While his wife and his mother-in-law shrug off the visions and claim that there must be a normal explanation for why they’re all visualizing a similar future, Michael turns into an evangelist and starts telling everyone about what he’s seeing.  He is especially upset when he discovers that one of his clients is going to be at the forefront of encouraging everyone to get a microchip inserted under their skin.  (We already know from the professor’s visions that people who don’t have the chip will be hunted down and killed in the streets.)  People start to feel a bit uncomfortable around Michael.  He loses his job and his family but still, when the portal appears in the sky, he’s among those who vanish.  His wife and his mother-in-law are not lucky, which sounds like the start of a really sexist joke.  (“Those seven years between the rapture and the second coming were the first peace and quiet I got during my entire marriage!”)

Clocking in at 57 minutes, The Gathering was produced and released at a time when the Left Behind books were climbing the best seller charts.  It pretty much follows the same formula as those books, with the emphasis less on being a Christian and more on imagining the misery that awaits everyone who isn’t.  In this film, if you’re not a believer, you’re going to be stuck in a world where all of the color has been desaturated and everyone has to wear really ugly, communist-style clothes.  It’s a world where the government monitors everyone’s actions and where questioning those in charge can lead to you being either executed or sent to reeducation camp.  When viewed today, the film feels more like a political tract than a religious one, with the smug but bland and process-obsessed villains serving as a perfect representation of what almost everyone hates about dealing with the bureaucratic state.
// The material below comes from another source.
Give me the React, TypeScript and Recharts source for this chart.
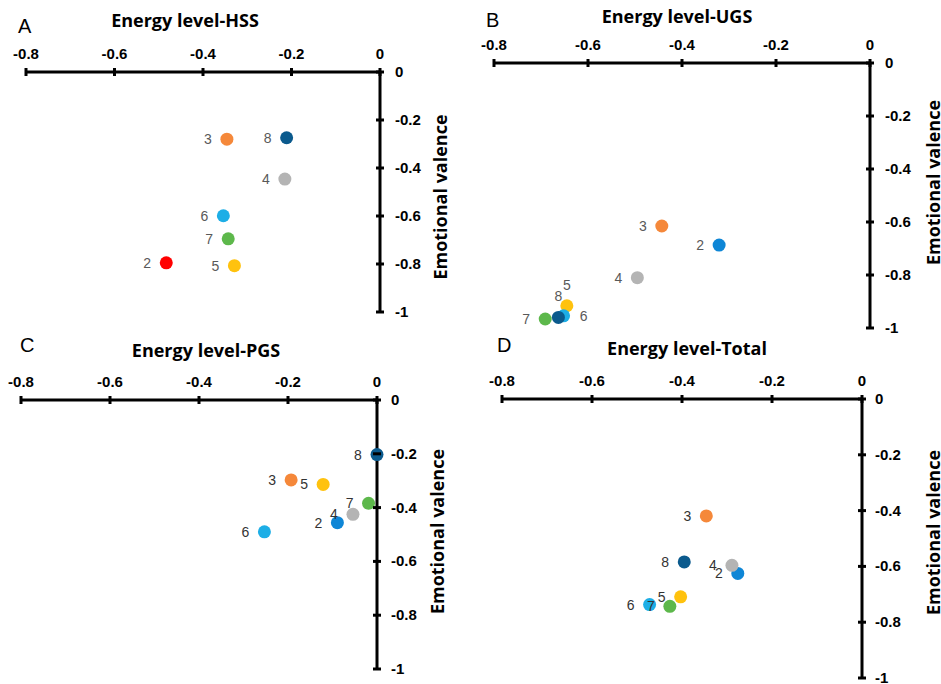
import React from 'react'
import { ScatterChart, Scatter, XAxis, YAxis } from 'recharts'

// sample items shown as numbered points
const items = ['2', '3', '4', '5', '6', '7', '8']

const energyTicks = [-0.8, -0.6, -0.4, -0.2, 0]
const valenceTicks = [0, -0.2, -0.4, -0.6, -0.8, -1]

// values, in the order of `items`
const hssEnergy = [-0.483, -0.346, -0.215, -0.329, -0.354, -0.343, -0.211]
const hssValence = [-0.795, -0.28, -0.446, -0.807, -0.599, -0.695, -0.274]

const ugsEnergy = [-0.321, -0.443, -0.495, -0.645, -0.652, -0.691, -0.663]
const ugsValence = [-0.687, -0.615, -0.81, -0.916, -0.954, -0.966, -0.96]

const pgsEnergy = [-0.089, -0.193, -0.054, -0.121, -0.253, -0.019, 0]
const pgsValence = [-0.456, -0.297, -0.425, -0.314, -0.49, -0.384, -0.203]

const totalEnergy = [-0.276, -0.346, -0.289, -0.403, -0.472, -0.427, -0.395]
const totalValence = [-0.625, -0.419, -0.596, -0.709, -0.737, -0.743, -0.584]

const itemColors = ['#0E86D6', '#F5883A', '#B4B4B4', '#FFC20E', '#1DAEE6', '#5DB84B', '#0B5A8D']
const hssColors = ['#FF0000', ...itemColors.slice(1)]

type Placement = 'left' | 'top' | 'right'

interface PanelConfig {
  letter: string
  title: string
  energy: number[]
  valence: number[]
  colors: string[]
  labelColor: string
  placement: Record<string, Placement>
  plot: { left: number; top: number; width: number; height: number }
  titleDx: number
  titleDy: number
  letterDx: number
  letterDy: number
  yLabelDx: number
  yLabelDy: number
  yTickDx: number
}

const panels: PanelConfig[] = [
  {
    letter: 'A', title: 'Energy level-HSS', energy: hssEnergy, valence: hssValence,
    colors: hssColors, labelColor: '#595959', placement: {},
    plot: { left: 26, top: 72, width: 354, height: 240 },
    titleDx: -18, titleDy: -45, letterDx: -8, letterDy: -39, yLabelDx: 60, yLabelDy: 5, yTickDx: 15,
  },
  {
    letter: 'B', title: 'Energy level-UGS', energy: ugsEnergy, valence: ugsValence,
    colors: itemColors, labelColor: '#595959', placement: { '5': 'top', '8': 'top', '6': 'right' },
    plot: { left: 494, top: 63, width: 376, height: 265 },
    titleDx: -5, titleDy: -40, letterDx: -8, letterDy: -36, yLabelDx: 63, yLabelDy: -13, yTickDx: 15,
  },
  {
    letter: 'C', title: 'Energy level-PGS', energy: pgsEnergy, valence: pgsValence,
    colors: itemColors, labelColor: '#333333', placement: {},
    plot: { left: 21, top: 400, width: 356, height: 269 },
    titleDx: 7, titleDy: -43, letterDx: -1, letterDy: -48, yLabelDx: 60, yLabelDy: -3, yTickDx: 14,
  },
  {
    letter: 'D', title: 'Energy level-Total', energy: totalEnergy, valence: totalValence,
    colors: itemColors, labelColor: '#333333', placement: {},
    plot: { left: 502, top: 399, width: 360, height: 279 },
    titleDx: 5, titleDy: -44, letterDx: -5, letterDy: -47, yLabelDx: 71, yLabelDy: -6, yTickDx: 13,
  },
]

const margin = { top: 42, right: 30, bottom: 20, left: 20 }
const X_AXIS_H = 30
const Y_AXIS_W = 60
const PLOT_X = margin.left
const PLOT_Y = margin.top + X_AXIS_H

const axisStyle = { stroke: '#000', strokeWidth: 3 }
const tickFont = { fontFamily: '"Liberation Sans", Arial, sans-serif', fontSize: 15, fontWeight: 700, fill: '#000' }
const titleFont = { fontFamily: '"Open Sans", sans-serif', fontSize: 18, fontWeight: 700, fill: '#000' }

const EnergyTick = (props: any) => {
  const { x, y, payload } = props
  return (
    <g>
      <line x1={x} y1={y - 4} x2={x} y2={y + 4} stroke="#000" strokeWidth={3} />
      <text x={x} y={y - 13} textAnchor="middle" style={tickFont}>
        {payload.value}
      </text>
    </g>
  )
}

const makeValenceTick = (dx: number) => (props: any) => {
  const { x, y, payload } = props
  return (
    <g>
      <line x1={x - 4} y1={y} x2={x + 4} y2={y} stroke="#000" strokeWidth={3} />
      <text x={x + dx} y={y + 5} textAnchor="start" style={tickFont}>
        {payload.value}
      </text>
    </g>
  )
}

const makeDot = (color: string, labelColor: string, placement: Record<string, Placement>) => (props: any) => {
  const { cx, cy, payload } = props
  const where = placement[payload.name] || 'left'
  let tx = cx - 19
  let ty = cy + 5
  if (where === 'top') {
    tx = cx
    ty = cy - 16
  } else if (where === 'right') {
    tx = cx + 20
  }
  return (
    <g>
      <circle cx={cx} cy={cy} r={6.5} fill={color} />
      <text
        x={tx}
        y={ty}
        textAnchor="middle"
        style={{ fontFamily: '"Liberation Sans", Arial, sans-serif', fontSize: 14, fill: labelColor }}
      >
        {payload.name}
      </text>
    </g>
  )
}

function Panel({ cfg }: { cfg: PanelConfig }) {
  const { plot } = cfg
  const width = plot.width + margin.left + Y_AXIS_W + margin.right
  const height = plot.height + PLOT_Y + margin.bottom
  const plotRight = PLOT_X + plot.width

  const title = () => (
    <g>
      <text x={PLOT_X - 0 + cfg.letterDx} y={PLOT_Y + cfg.letterDy}
        style={{ fontFamily: '"Liberation Sans", Arial, sans-serif', fontSize: 20, fill: '#000' }}>
        {cfg.letter}
      </text>
      <text x={PLOT_X + plot.width / 2 + cfg.titleDx} y={PLOT_Y + cfg.titleDy} textAnchor="middle" style={titleFont}>
        {cfg.title}
      </text>
    </g>
  )

  const yLabel = () => {
    const cx = plotRight + cfg.yLabelDx
    const cy = PLOT_Y + plot.height / 2 + cfg.yLabelDy
    return (
      <text x={cx} y={cy} transform={`rotate(-90 ${cx} ${cy})`} textAnchor="middle" dominantBaseline="central" style={titleFont}>
        Emotional valence
      </text>
    )
  }

  return (
    <div style={{ position: 'absolute', left: plot.left - PLOT_X, top: plot.top - PLOT_Y }}>
      <ScatterChart width={width} height={height} margin={margin}>
        <XAxis
          type="number"
          dataKey="x"
          orientation="top"
          domain={[-0.8, 0]}
          ticks={energyTicks}
          interval={0}
          height={X_AXIS_H}
          tickSize={0}
          tickMargin={0}
          tickLine={false}
          axisLine={axisStyle}
          tick={EnergyTick}
          label={{ content: title }}
        />
        <YAxis
          type="number"
          dataKey="y"
          orientation="right"
          domain={[-1, 0]}
          ticks={valenceTicks}
          interval={0}
          width={Y_AXIS_W}
          tickSize={0}
          tickMargin={0}
          tickLine={false}
          axisLine={axisStyle}
          tick={makeValenceTick(cfg.yTickDx)}
          label={{ content: yLabel }}
        />
        {items.map((name, i) => (
          <Scatter
            key={name}
            name={name}
            data={[{ x: cfg.energy[i], y: cfg.valence[i], name }]}
            shape={makeDot(cfg.colors[i], cfg.labelColor, cfg.placement)}
            isAnimationActive={false}
          />
        ))}
      </ScatterChart>
    </div>
  )
}

export default function App() {
  return (
    <div style={{ position: 'absolute', left: 0, top: 0, width: 941, height: 684, overflow: 'hidden', background: '#fff' }}>
      {panels.map((p) => (
        <Panel key={p.letter} cfg={p} />
      ))}
    </div>
  )
}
Not surprisingly, the film’s budget is low.  There are a few effective shots.  I liked the way that the clouds would “speed up” whenever anyone was starting to have a vision but then the extremely cheap-looking portal appeared in the sky and ruined the illusion.  The film is quickly paced and its portrayal of life under a dictatorship feels believable.  At the same time, a lot of the acting is amateurish and the film itself seems to be more about scaring people than making a case for its beliefs.  It really does seem like the intended audience for this film were people who just wanted to imagine their atheist neighbors having to dress like Trotsky.  But, hey, at least it’s less than an hour long.